Thursday, December 6, 2007

rough week so far

Yesterday was 2 months since the last time that I was able to speak to my husband. It is hard not to think of it that way, but it will probably be like that for a long time. I did get lots of phone calls this week from people asking me how I have been doing. I guess that they probably realize the date coming up as well.
Those emotions are still flying like a roller coaster for us here. I was driving to the base commissary the other day and just lost it. I'm sure that the person driving next to me thought I was crazy. Oh well they don't know the pain and the loneliness unless they have walked in my shoes. The biggest thing that I have been dealing with lately is the fact that I can not just pick up the phone and call him whenever I please or the fact that he will never call me again.

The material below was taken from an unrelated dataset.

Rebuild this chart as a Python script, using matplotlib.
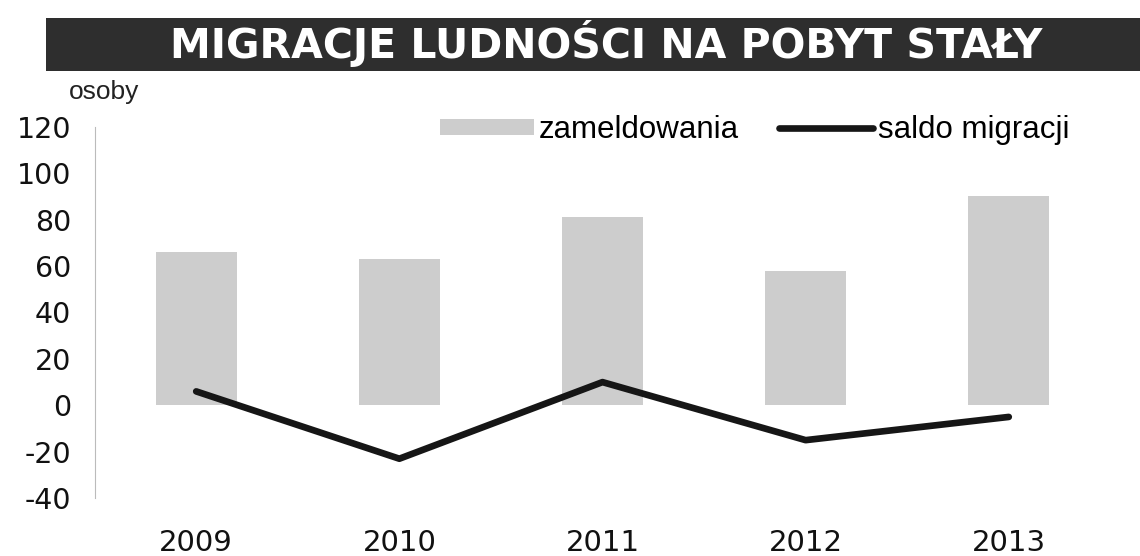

I just want to talk to him one more time.
Samuel is having a rough week as well. He lashes out in anger to his brother Chandler for little tiny things. He will be going tonight with our Youth minister to a magic thing so I am hoping that Kylan will be able to get him to open up.

2 comments:

Jeanne robinson said...

Christina,
I know I will never know how you are feeling. I just can not imagine. I do want to tell you that I am still praying for you all. I just wish I can comfort you. I hurt for you, espeally when I have read your blog like this one. I pray that the book I gave you all can help you all work through this. Love you all so much, please hang in there. Love jeanne

Anonymous said...

I see the countless Christmas Trees around the world below,
with tiny lights, like heaven's stars, reflecting on the snow.
The sight is so spectacular, please wipe away that tear,
for I am spending Christmas with Jesus Christ this year.
I hear the many Christmas songs that people hold so dear,but
the sounds of music can't compare with the Christmas choir up here.
I have no words to tell you, the joy their voices bring,
for it is beyond description, to hear the angels sing.
I know how much you miss me. I see the pain inside your heart,
but I am not so far away. We really aren't apart. So be happy for me dear ones. You know I hold you dear,
and be glad I'm spending Christmas, with Jesus Christ this year.
I send you each a special gift, from my heavenly home above.
I send you each a memory, of my undying love.
After all "Love" is the gift, more precious than pure gold.
It was always most import in the stories Jesus told.
Please love and keep each other, as my Father said to do,
for I can't count the blessing or love he has for each of you.
So, have a Merry Christmas and wipe away that tear.
Remember, I'm spending Christmas, with Jesus Christ this year.